Say what you will about the positives of social media (and certainly there are quite a few positives), but near the top of the negative column has got to be social media’s propensity for gaffes, slips, and careless no-filter missteps.
Social media (Twitter, Facebook, Google+, etc) operates under the real-time logic of “share what’s on your mind NOW” bite-sized communication. It favors non-reflective pronouncements and emotional rants, and abhors the slow-down-let’s-think-about-this mindset which might cause someone to (heaven forbid) think twice about posting an update. As a result, people are frequently tweeting before they think about the ramifications. High-profile politicians are not immune (think Anthony Weiner), nor are celebrities (Chris Brown, Glenn Beck, etc).
Even prominent evangelicals like pastor John Piper have unleashed questionable tweets, such as the infamous “Farewell, Rob Bell” missive, or his more recent “five-year-olds who find sex boring” tweet.
Then there was Mark Driscoll’s recent Facebook post about effeminate worship leaders, which set off a firestorm after Rachel Held Evan’s took him to task in a well-circulated blog post.
What’s going on here?
It seems clear that social media is particularly gaffe-prone. And it also seems clear that anyone on social media needs to try harder to slow down and think through what they will communicate on these platforms.
Though social media certainly lends itself to a sort of on-the-fly pontificating, it’s a much more effective tool when exercised with restraint and bolstered by some semblance of strategy and big-picture thinking.
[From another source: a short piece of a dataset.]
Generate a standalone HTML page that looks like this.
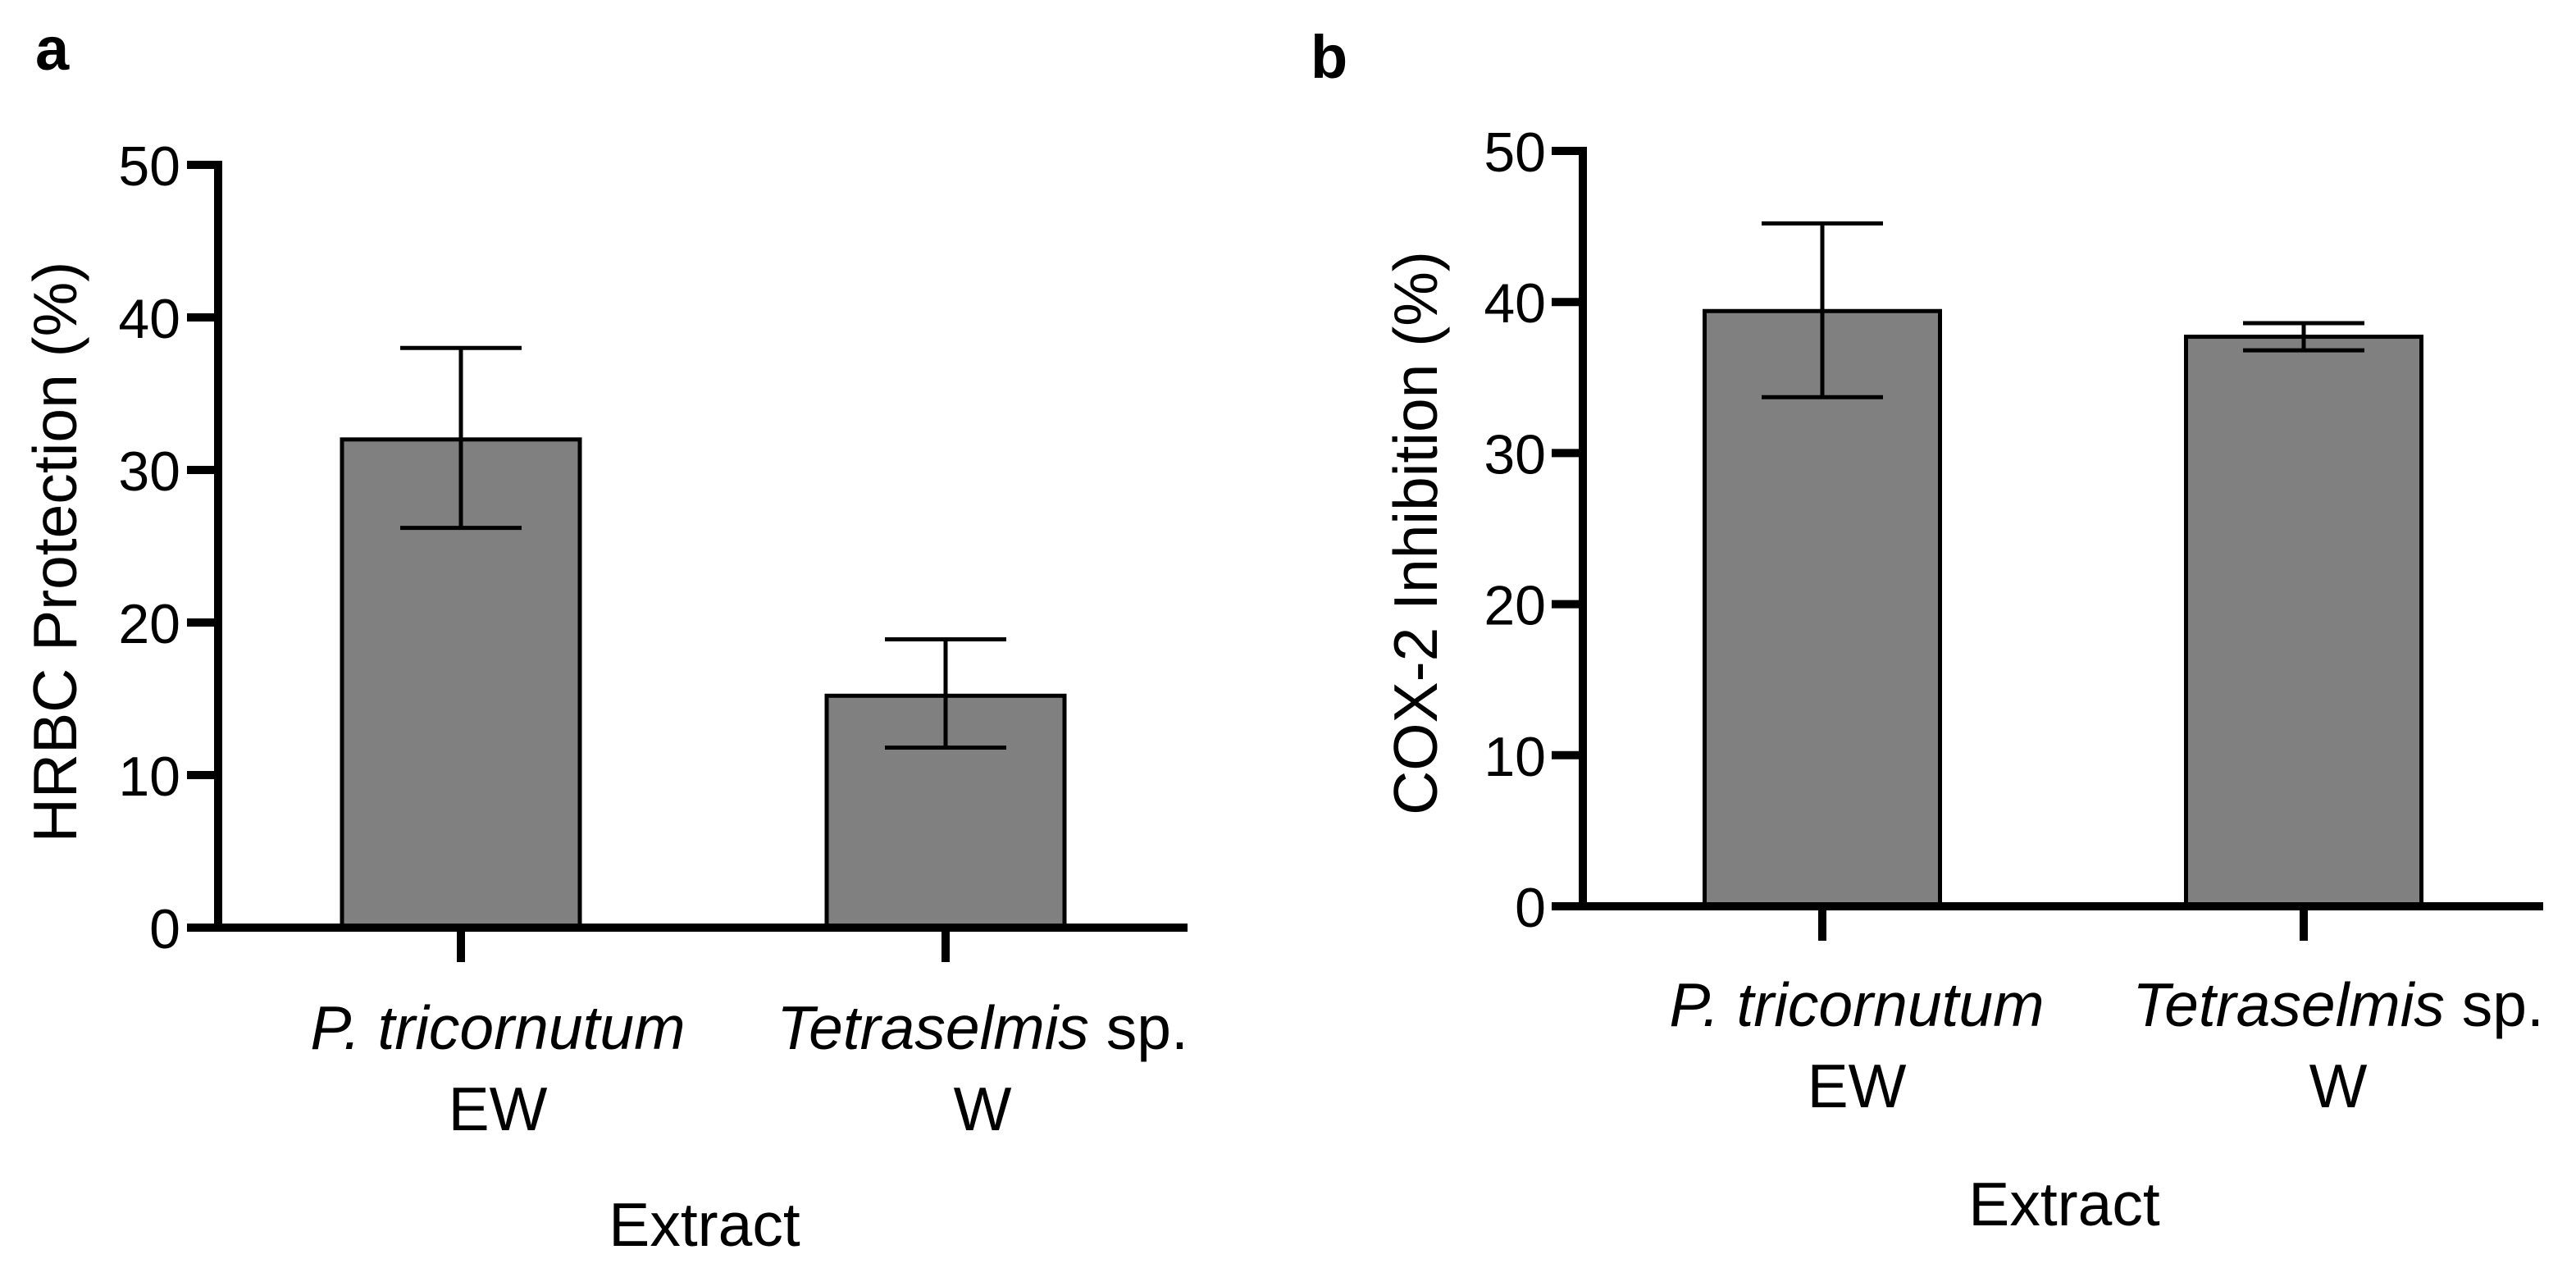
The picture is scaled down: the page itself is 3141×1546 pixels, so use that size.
<!DOCTYPE html>
<html><head><meta charset="utf-8">
<style>
html,body{margin:0;padding:0;background:#fff;}
svg{display:block;font-family:"Liberation Sans",Arial,sans-serif;}
</style></head>
<body>
<svg id="fig" width="3141" height="1546" viewBox="0 0 3141 1546" xmlns="http://www.w3.org/2000/svg">
<rect width="3141" height="1546" fill="#fff"/>
<text x="43" y="85" font-size="74" font-weight="bold">a</text>
<text x="1598" y="95" font-size="74" font-weight="bold">b</text>
</svg>
<script>
const categories = ["P. tricornutum|EW", "Tetraselmis sp.|W"];
const yTicks = [0, 10, 20, 30, 40, 50];
const hrbcMeans = [32.0, 15.2];
const hrbcErrUpper = [38.0, 18.9];
const hrbcErrLower = [26.2, 11.8];
const coxMeans = [39.4, 37.7];
const coxErrUpper = [45.2, 38.6];
const coxErrLower = [33.7, 36.8];

const svg = document.getElementById('fig');
const NS = 'http://www.w3.org/2000/svg';
function mk(tag, attrs, parent){
  const e = document.createElementNS(NS, tag);
  for (const k in attrs) e.setAttribute(k, attrs[k]);
  (parent||svg).appendChild(e);
  return e;
}

function panel(cfg, means, up, lo){
  const g = mk('g', {});
  
  
  const y = v => cfg.y0 - (v/50)*(cfg.y0-cfg.y50);
  means.forEach((m,i)=>{
    const cx = cfg.centers[i];
    const r = mk('rect', {x:cx-cfg.bw/2, y:y(m), width:cfg.bw, height:cfg.y0-y(m), fill:'#808080', stroke:'#000', 'stroke-width':5}, g);
    
    
    const eb = mk('g', {stroke:'#000','stroke-width':5,fill:'none'}, g);
    
    
    mk('line', {x1:cx, x2:cx, y1:y(up[i]), y2:y(lo[i])}, eb);
    mk('line', {x1:cx-74, x2:cx+74, y1:y(up[i]), y2:y(up[i])}, eb);
    mk('line', {x1:cx-74, x2:cx+74, y1:y(lo[i]), y2:y(lo[i])}, eb);
  });
  const ax = mk('g', {stroke:'#000','stroke-width':10}, g);
  
  
  mk('line', {x1:cfg.ax, x2:cfg.ax, y1:cfg.y50-5, y2:cfg.y0+5}, ax);
  mk('line', {x1:cfg.tickL, x2:cfg.xEnd, y1:cfg.y0, y2:cfg.y0}, ax);
  yTicks.forEach(t=>{
    mk('line', {x1:cfg.tickL, x2:cfg.ax, y1:y(t), y2:y(t)}, ax);
    const tl = mk('text', {x:cfg.tlX, y:y(t)+25, 'font-size':68, 'text-anchor':'end', fill:'#000'}, g);
    
    
    tl.textContent = t;
  });
  categories.forEach((c,i)=>{
    const cx = cfg.centers[i];
    mk('line', {x1:cx, x2:cx, y1:cfg.y0, y2:cfg.y0+42}, ax);
    const parts = c.split('|');
    const t1 = mk('text', {x:cx+cfg.lblShift, y:cfg.lab1, 'font-size':75, 'text-anchor':'middle', fill:'#000'}, g);
    
    
    if (i===0){
      const s = mk('tspan', {'font-style':'italic'}, t1); s.textContent = parts[0];
    } else {
      const s = mk('tspan', {'font-style':'italic'}, t1); s.textContent = 'Tetraselmis';
      const s2 = mk('tspan', {}, t1); s2.textContent = ' sp.';
    }
    const t2 = mk('text', {x:cx+cfg.lblShift, y:cfg.lab2, 'font-size':75, 'text-anchor':'middle', fill:'#000'}, g);
    
    
    t2.textContent = parts[1];
  });
  const xt = mk('text', {x:cfg.xtX, y:cfg.xtY, 'font-size':75, 'text-anchor':'middle', fill:'#000'}, g);
  
  
  xt.textContent = 'Extract';
  const yt = mk('text', {x:0, y:0, 'font-size':75, 'text-anchor':'middle', fill:'#000', transform:`translate(${cfg.ytX},${cfg.ytY}) rotate(-90)`}, g);
  
  
  yt.textContent = cfg.ytitle;
}

panel({name:'panel-a-hrbc', ax:266, tickL:228, tlX:220, y0:1131, y50:201, xEnd:1448, centers:[562,1153], bw:290,
  lab1:1279, lab2:1378, lblShift:45, xtX:859, xtY:1519, ytX:93, ytY:673, ytitle:'HRBC Protection (%)'},
  hrbcMeans, hrbcErrUpper, hrbcErrLower);
panel({name:'panel-b-cox2', ax:1930, tickL:1892, tlX:1885, y0:1105, y50:184, xEnd:3101, centers:[2222,2809], bw:287,
  lab1:1251, lab2:1350, lblShift:42, xtX:2517, xtY:1494, ytX:1752, ytY:650, ytitle:'COX-2 Inhibition (%)'},
  coxMeans, coxErrUpper, coxErrLower);
</script>
</body></html>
In the same way that you would read and re-read an important email to one person, is it too much to ask to read and re-read a tweet or Facebook status update that goes out to hundreds or thousands?
Poorly thought-out messages on social media can do severe damage, both to the sender and to the many receivers who happen to be scrolling through their feeds at any given moment. The impersonal, easy-as-1-2-3 nature of this sort of communication makes it easy to say wildly emotional, exaggerated, inflammatory things without feeling the sort of reticence one might feel in a more personal or face-to-face setting. And the required brevity of posts (140 characters or less on Twitter) makes it hard to communicate context or nuance.
This is not to say that one should refuse to use Twitter and other social media platforms to sound off on hot topics or to speak strongly about something. It can be done well. I just think we’d all be a bit better off if we had a more careful, deliberate approach… opting to not necessarily tweet every thought we have about any given thing, but to consider that sometimes saying nothing is better than squeezing an essay-length diatribe into a woefully truncated package and letting it loose on the world.